=== Job ===
Within the listing below, locate all lines containing the word "that". Copy each one.

Source code of charts:
====

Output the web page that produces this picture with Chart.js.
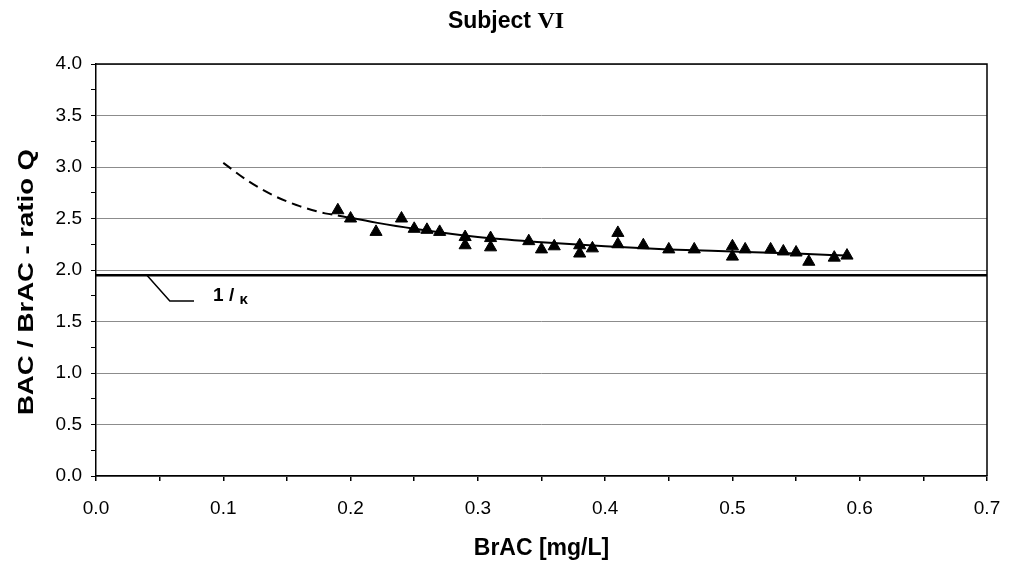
<!DOCTYPE html>
<html>
<head>
<meta charset="utf-8">
<script src="https://cdn.jsdelivr.net/npm/chart.js@4"></script>
<style>html,body{margin:0;padding:0;background:#fff}</style>
</head>
<body>
<canvas id="canvas" width="1013" height="567"></canvas>
<script>
// measured points: BrAC vs BAC/BrAC ratio Q
var brac  = [0.19, 0.20, 0.22, 0.24, 0.25, 0.26, 0.27, 0.29, 0.29, 0.31, 0.31, 0.34, 0.35, 0.36, 0.38, 0.38,
             0.39, 0.41, 0.41, 0.43, 0.45, 0.47, 0.50, 0.50, 0.51, 0.53, 0.54, 0.55, 0.56, 0.58, 0.59];
var ratio = [2.58, 2.50, 2.37, 2.50, 2.40, 2.39, 2.37, 2.32, 2.24, 2.31, 2.22, 2.28, 2.20, 2.23, 2.24, 2.16,
             2.21, 2.36, 2.25, 2.24, 2.20, 2.20, 2.23, 2.13, 2.20, 2.20, 2.18, 2.17, 2.08, 2.12, 2.14];

// fitted curve, dashed part (extrapolated) and solid part
var dashX = [0.10, 0.12, 0.14, 0.16, 0.18, 0.19];
var dashY = [3.04, 2.86, 2.72, 2.62, 2.55, 2.53];
var fitX  = [0.19, 0.22, 0.25, 0.30, 0.35, 0.40, 0.45, 0.50, 0.55, 0.59];
var fitY  = [2.53, 2.46, 2.40, 2.32, 2.27, 2.23, 2.20, 2.18, 2.16, 2.14];

// 1/kappa reference line and its label leader
var kappaX = [0, 0.7];
var kappaY = [1.95, 1.95];
var leaderX = [0.04, 0.058, 0.077];
var leaderY = [1.95, 1.70, 1.70];

function pts(xs, ys) {
    return xs.map(function(x, i) { return {x: x, y: ys[i]}; });
}

var extras = {
    id: 'extras',
    afterDatasetsDraw: function(chart) {
        var ctx = chart.ctx, a = chart.chartArea;
        ctx.save();
        ctx.strokeStyle = '#000';
        ctx.lineWidth = 1.5;
        ctx.beginPath();
        ctx.moveTo(a.left, a.top);
        ctx.lineTo(a.right, a.top);
        ctx.lineTo(a.right, a.bottom);
        ctx.stroke();

        // "1 / κ" label
        var lx = chart.scales.x.getPixelForValue(0.092);
        var ly = chart.scales.y.getPixelForValue(1.70);
        ctx.fillStyle = '#000';
        ctx.textBaseline = 'alphabetic';
        ctx.textAlign = 'left';
        ctx.font = 'bold 19px "Liberation Sans"';
        ctx.fillText('1 /', lx, ly);
        var w = ctx.measureText('1 / ').width;
        ctx.font = 'bold 15px "Liberation Sans"';
        ctx.fillText('κ', lx + w, ly + 3);

        // title: "Subject" sans, "VI" serif
        var f1 = 'bold 23px "Liberation Sans"', f2 = 'bold 24px "Liberation Serif"';
        ctx.font = f1;
        var w1 = ctx.measureText('Subject ').width;
        ctx.font = f2;
        var w2 = ctx.measureText('VI').width;
        var tx = 506 - (w1 + w2) / 2;
        ctx.font = f1;
        ctx.fillText('Subject ', tx, 28);
        ctx.font = f2;
        ctx.fillText('VI', tx + w1, 28);

        // y axis title
        ctx.translate(33, 282);
        ctx.rotate(-Math.PI / 2);
        ctx.font = 'bold 22px "Liberation Sans"';
        ctx.textAlign = 'center';
        var yt = 'BAC / BrAC - ratio Q';
        var s = 266 / ctx.measureText(yt).width;
        ctx.scale(s, 1);
        ctx.fillText(yt, 0, 0);
        ctx.restore();
    }
};

window.onload = function() {
    var ctx = document.getElementById('canvas').getContext('2d');
    window.myChart = new Chart(ctx, {
        type: 'scatter',
        data: {
            datasets: [{
                label: 'Q',
                data: pts(brac, ratio),
                pointStyle: 'triangle',
                pointRadius: 7,
                backgroundColor: '#000',
                borderColor: '#000',
                borderWidth: 1,
                order: 0
            }, {
                label: 'fit',
                data: pts(fitX, fitY),
                showLine: true,
                cubicInterpolationMode: 'monotone',
                pointRadius: 0,
                borderColor: '#000',
                borderWidth: 2,
                order: 1
            }, {
                label: 'fit extrapolated',
                data: pts(dashX, dashY),
                showLine: true,
                cubicInterpolationMode: 'monotone',
                pointRadius: 0,
                borderColor: '#000',
                borderWidth: 2,
                borderDash: [10, 6],
                order: 2
            }, {
                label: '1/kappa',
                data: pts(kappaX, kappaY),
                showLine: true,
                pointRadius: 0,
                borderColor: '#000',
                borderWidth: 2.5,
                order: 3
            }, {
                label: 'leader',
                data: pts(leaderX, leaderY),
                showLine: true,
                pointRadius: 0,
                borderColor: '#000',
                borderWidth: 1.5,
                order: 4
            }]
        },
        options: {
            responsive: false,
            animation: false,
            events: [],
            layout: {padding: {top: 64, right: 26, left: 0, bottom: 0}},
            plugins: {
                legend: {display: false},
                tooltip: {enabled: false},
                title: {display: false}
            },
            scales: {
                x: {
                    type: 'linear',
                    min: 0,
                    max: 0.7,
                    afterFit: function(s) { s.height = 91; },
                    border: {color: '#000', width: 1.5},
                    grid: {drawOnChartArea: false, tickLength: 5, color: '#000', tickColor: '#000', lineWidth: 1.5},
                    ticks: {
                        stepSize: 0.05,
                        autoSkip: false,
                        maxRotation: 0,
                        padding: 7,
                        color: '#000',
                        font: {family: '"Liberation Sans"', size: 19, lineHeight: 2.15},
                        callback: function(v) {
                            return Math.round(v * 100) % 10 === 0 ? v.toFixed(1) : '';
                        }
                    },
                    title: {
                        display: true,
                        text: 'BrAC [mg/L]',
                        color: '#000',
                        font: {family: '"Liberation Sans"', size: 23, weight: 'bold'},
                        padding: {top: 0, bottom: 5}
                    }
                },
                y: {
                    type: 'linear',
                    min: 0,
                    max: 4,
                    afterFit: function(s) { s.width = 96; },
                    border: {color: '#000', width: 1.5},
                    grid: {
                        tickLength: 5,
                        lineWidth: 1,
                        tickColor: '#000',
                        color: function(c) {
                            return c.tick && Math.round(c.tick.value * 100) % 50 === 0 ? '#8c8c8c' : 'rgba(0,0,0,0)';
                        }
                    },
                    ticks: {
                        stepSize: 0.25,
                        autoSkip: false,
                        padding: 9,
                        color: '#000',
                        font: {family: '"Liberation Sans"', size: 19},
                        callback: function(v) {
                            return Math.round(v * 100) % 50 === 0 ? v.toFixed(1) : '';
                        }
                    }
                }
            }
        },
        plugins: [extras]
    });
};
</script>
</body>
</html>
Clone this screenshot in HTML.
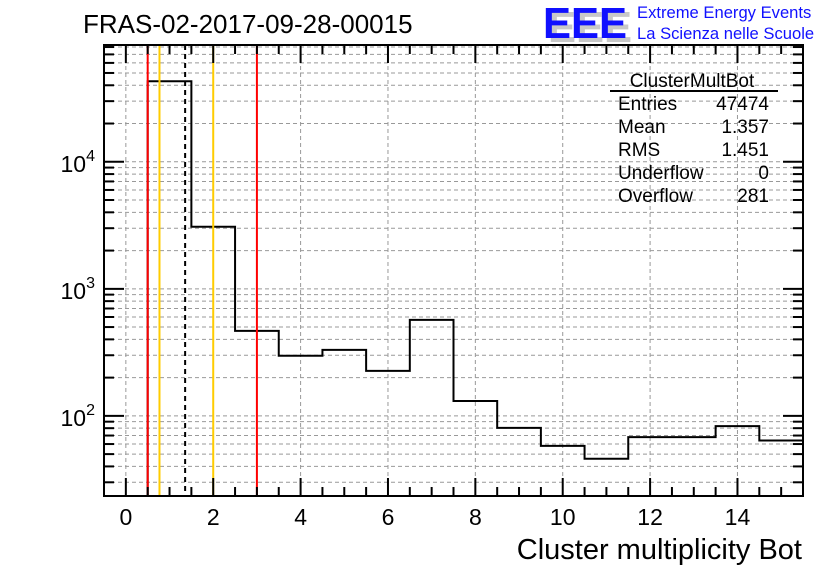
<!DOCTYPE html>
<html><head><meta charset="utf-8"><style>
body{margin:0;background:#fff;width:836px;height:572px;overflow:hidden}
svg{display:block;font-family:"Liberation Sans",sans-serif}
</style></head><body>
<svg id="c" width="836" height="572">
<text x="83" y="33" font-size="26">FRAS-02-2017-09-28-00015</text>
<g>
<text x="548" y="42" font-size="44" font-weight="bold" fill="#c8c8c8" textLength="84" lengthAdjust="spacingAndGlyphs">EEE</text>
<text x="543" y="38" font-size="44" font-weight="bold" fill="#1010ff" textLength="84" lengthAdjust="spacingAndGlyphs">EEE</text>
<text x="637" y="18" font-size="16.6" fill="#1010ff">Extreme Energy Events</text>
<text x="637" y="39" font-size="16.6" fill="#1010ff">La Scienza nelle Scuole</text>
</g>
<g id="grid"></g><g id="marks"></g><g id="axes"></g>
<g font-size="19">
<text x="692" y="87" text-anchor="middle">ClusterMultBot</text>
<line x1="610" y1="91" x2="778" y2="91" stroke="#000" stroke-width="2"/>
<text x="618" y="110">Entries</text><text x="769" y="110" text-anchor="end">47474</text>
<text x="618" y="133">Mean</text><text x="769" y="133" text-anchor="end">1.357</text>
<text x="618" y="156">RMS</text><text x="769" y="156" text-anchor="end">1.451</text>
<text x="618" y="179">Underflow</text><text x="769" y="179" text-anchor="end">0</text>
<text x="618" y="202">Overflow</text><text x="769" y="202" text-anchor="end">281</text>
</g>
<text x="802" y="559" font-size="29" text-anchor="end">Cluster multiplicity Bot</text>
</svg>
<script>
const binCenters=[0,1,2,3,4,5,6,7,8,9,10,11,12,13,14,15];
const counts=[0,43000,3080,467,297,331,226,570,131,80.5,58,46,68,68,83,64];
const xTicks=[0,2,4,6,8,10,12,14];
const yDecades=[2,3,4];
const vlines=[{v:0.5,c:"#ff0000",d:""},{v:3.0,c:"#ff0000",d:""},{v:0.77,c:"#ffcc00",d:""},{v:2.0,c:"#ffcc00",d:""},{v:1.357,c:"#000",d:"5,4"}];
const L=104,R=803,T=45,B=496,xmin=-0.5,xmax=15.5,lymin=Math.log10(23.4),lymax=Math.log10(83000);
const X=v=>L+(v-xmin)/(xmax-xmin)*(R-L);
const Y=v=>B-(Math.log10(v)-lymin)/(lymax-lymin)*(B-T);
const NS="http://www.w3.org/2000/svg";
function mk(p,tag,a){const e=document.createElementNS(NS,tag);for(const k in a)e.setAttribute(k,a[k]);p.appendChild(e);return e;}
const grid=document.getElementById('grid'),marks=document.getElementById('marks'),axes=document.getElementById('axes');
xTicks.forEach(t=>{const l=mk(grid,'line',{x1:X(t),x2:X(t),y1:T,y2:B,stroke:'#999','stroke-dasharray':'4,3','stroke-width':1});
});
for(let d=1;d<=4;d++)for(let m=1;m<10;m++){const v=m*Math.pow(10,d);const y=Y(v);if(y<T||y>B)continue;
const l=mk(grid,'line',{x1:L,x2:R,y1:y,y2:y,stroke:'#999','stroke-dasharray':'4,3','stroke-width':1});

const len=m===1?20:10;mk(axes,'line',{x1:L,x2:L+len,y1:y,y2:y,stroke:'#000','stroke-width':2});mk(axes,'line',{x1:R,x2:R-len,y1:y,y2:y,stroke:'#000','stroke-width':2});}
let d='';binCenters.forEach((c,i)=>{const v=counts[i];const y=v>0?Math.min(Y(v),B):B;const x0=Math.max(X(c-0.5),L),x1=Math.min(X(c+0.5),R);
d+=(i===0?'M':'L')+x0+','+y+' L'+x1+','+y+' ';});
const h=mk(marks,'path',{d:d,fill:'none',stroke:'#000','stroke-width':2});

vlines.forEach(v=>{const l=mk(marks,'line',{x1:X(v.v),x2:X(v.v),y1:T,y2:B,stroke:v.c,'stroke-width':2,'stroke-dasharray':v.d});
});
const fr=mk(axes,'rect',{x:L,y:T,width:R-L,height:B-T,fill:'none',stroke:'#000','stroke-width':2});

for(let v=-0.5;v<=15.5;v+=0.5){const maj=Math.abs(v/2-Math.round(v/2))<1e-9;const len=maj?18:9;
mk(axes,'line',{x1:X(v),x2:X(v),y1:B,y2:B-len,stroke:'#000','stroke-width':2});mk(axes,'line',{x1:X(v),x2:X(v),y1:T,y2:T+len,stroke:'#000','stroke-width':2});}
xTicks.forEach(t=>{const e=mk(axes,'text',{x:X(t),y:525,'font-size':23,'text-anchor':'middle'});e.textContent=t;
});
yDecades.forEach(p=>{const e=mk(axes,'text',{x:95,y:Y(Math.pow(10,p))+10,'font-size':23,'text-anchor':'end'});
e.innerHTML='10<tspan dy="-11" font-size="16">'+p+'</tspan>';
});
</script>
</body></html>
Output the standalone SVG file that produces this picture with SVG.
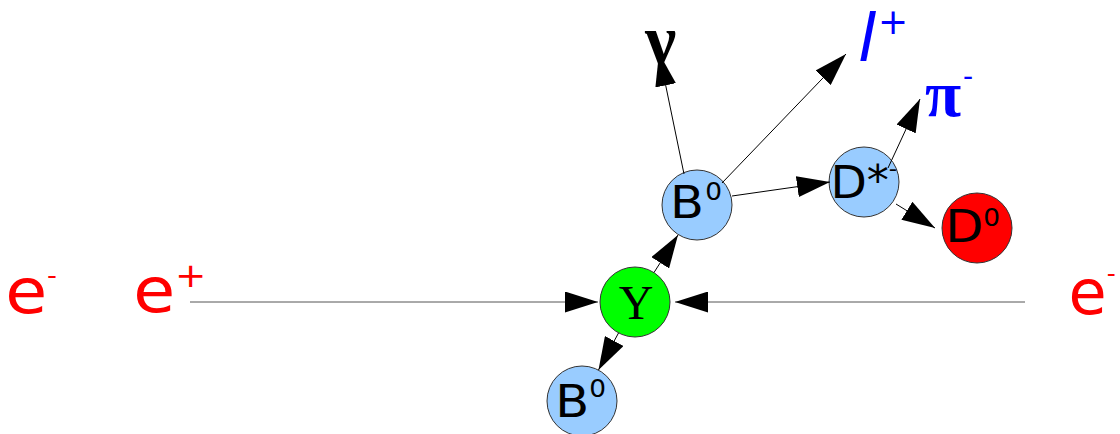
<svg xmlns="http://www.w3.org/2000/svg" width="1120" height="434" viewBox="0 0 1120 434">
<defs>
<marker id="ah" markerUnits="userSpaceOnUse" markerWidth="33" markerHeight="21" refX="33" refY="10.5" orient="auto" viewBox="0 0 33 21">
<path d="M0,0 L33,10.5 L0,21 z" fill="#000"/>
</marker>
<style>
.node{stroke:#333;stroke-width:1}
.blue{fill:#99ccff}
.lbl{font-family:"DejaVu Sans",sans-serif;font-size:45px;fill:#000}
.big{font-family:"DejaVu Sans",sans-serif;font-size:62px;fill:#ff0000}
.serif{font-family:"Liberation Serif",serif;font-weight:bold}
.c{stroke:#000;stroke-width:1;fill:none;marker-end:url(#ah)}
.beam{stroke:#555;stroke-width:1;fill:none;marker-end:url(#ah)}
</style>
</defs>
<rect width="1120" height="434" fill="#fff"/>
<g id="labels">
<text class="big" transform="translate(5.2,313) scale(1.1,1)">e<tspan x="38.1" y="-29.4" font-size="25">-</tspan></text>
<text class="big" transform="translate(133.2,312) scale(1.1,1)">e<tspan x="38.1" y="-25" font-size="34">+</tspan></text>
<text class="big" transform="translate(1068.6,314)">e<tspan x="38.1" y="-32.4" font-size="25">-</tspan></text>
<text id="nu" class="serif" x="645" y="63" style="font-size:70px;fill:#000">ν</text>
<text id="lplus" x="858" y="61" style="font-family:'DejaVu Sans',sans-serif;font-size:66px;fill:#0000ff"><tspan font-style="italic">l</tspan><tspan x="878" y="34" font-size="36">+</tspan></text>
<text id="pimin" class="serif" x="925" y="116" style="font-size:66px;fill:#0000ff">π<tspan x="963" y="86" font-size="28" font-family="DejaVu Sans" font-weight="normal">-</tspan></text>
</g>
<g id="Y">
<circle cx="635" cy="302" r="35" class="node" fill="#00ff00"/>
<text x="636" y="319" text-anchor="middle" style="font-family:'Liberation Serif',serif;font-size:48px;fill:#000">Y</text>
</g>
<g id="B0up">
<circle cx="697" cy="205" r="35" class="node blue"/>
<text class="lbl" transform="translate(670.1,218) scale(1.1,1)">B<tspan x="31.9" y="-18" font-size="24">0</tspan></text>
</g>
<g id="B0down">
<circle cx="582" cy="401" r="35" class="node blue"/>
<text class="lbl" transform="translate(555.2,417) scale(1.1,1)">B<tspan x="30.9" y="-20" font-size="24">0</tspan></text>
</g>
<g id="Dstar">
<circle cx="864" cy="182" r="35" class="node blue"/>
<text class="lbl" transform="translate(830.4,198) scale(1.05,1)">D<tspan x="34.65" y="-3" font-size="42">*</tspan><tspan x="55.65" y="-21.6" font-size="22">-</tspan></text>
</g>
<g id="D0">
<circle cx="977" cy="228" r="35" class="node" fill="#ff0000"/>
<text class="lbl" transform="translate(945.2,242) scale(1.1,1)">D<tspan x="34.6" y="-16" font-size="24">0</tspan></text>
</g>
<g id="connectors">
<line class="beam" x1="190" y1="302" x2="598" y2="302"/>
<line class="beam" x1="1025" y1="302" x2="675" y2="302"/>
<line class="c" x1="654" y1="272.5" x2="678" y2="235"/>
<line class="c" x1="618.5" y1="333" x2="598.5" y2="370"/>
<line class="c" x1="684" y1="174" x2="659" y2="53"/>
<line class="c" x1="722" y1="183" x2="846" y2="54"/>
<line class="c" x1="732" y1="196" x2="830" y2="182"/>
<line class="c" x1="888" y1="168" x2="920" y2="99"/>
<line class="c" x1="896" y1="204" x2="935" y2="228"/>
</g>
</svg>
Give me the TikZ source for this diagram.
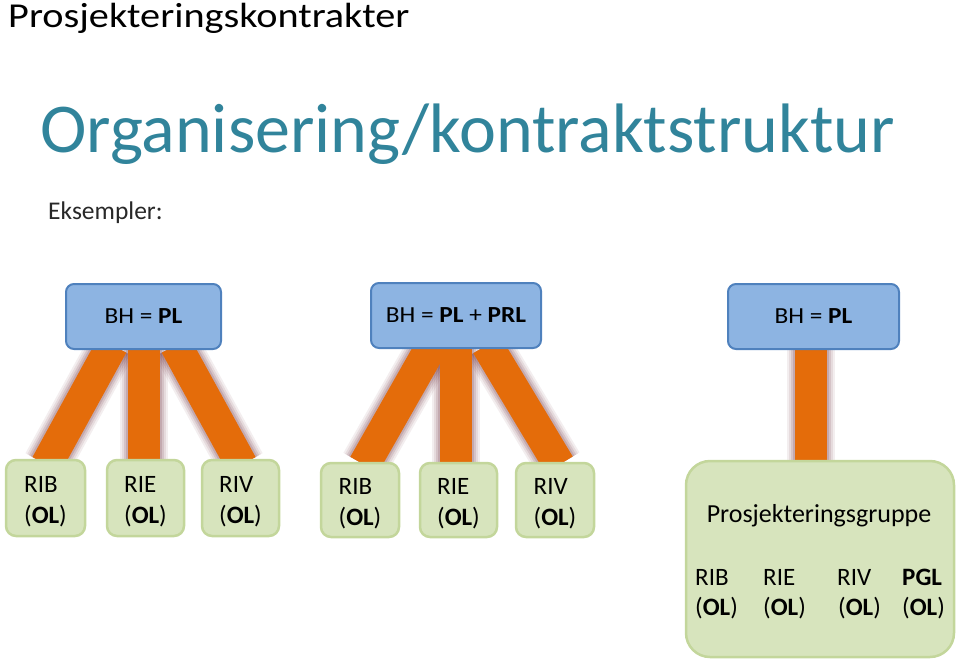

====

=== Result below ===
Output the web page that produces this picture with Chart.js.
Output the standalone SVG file that produces this picture with SVG.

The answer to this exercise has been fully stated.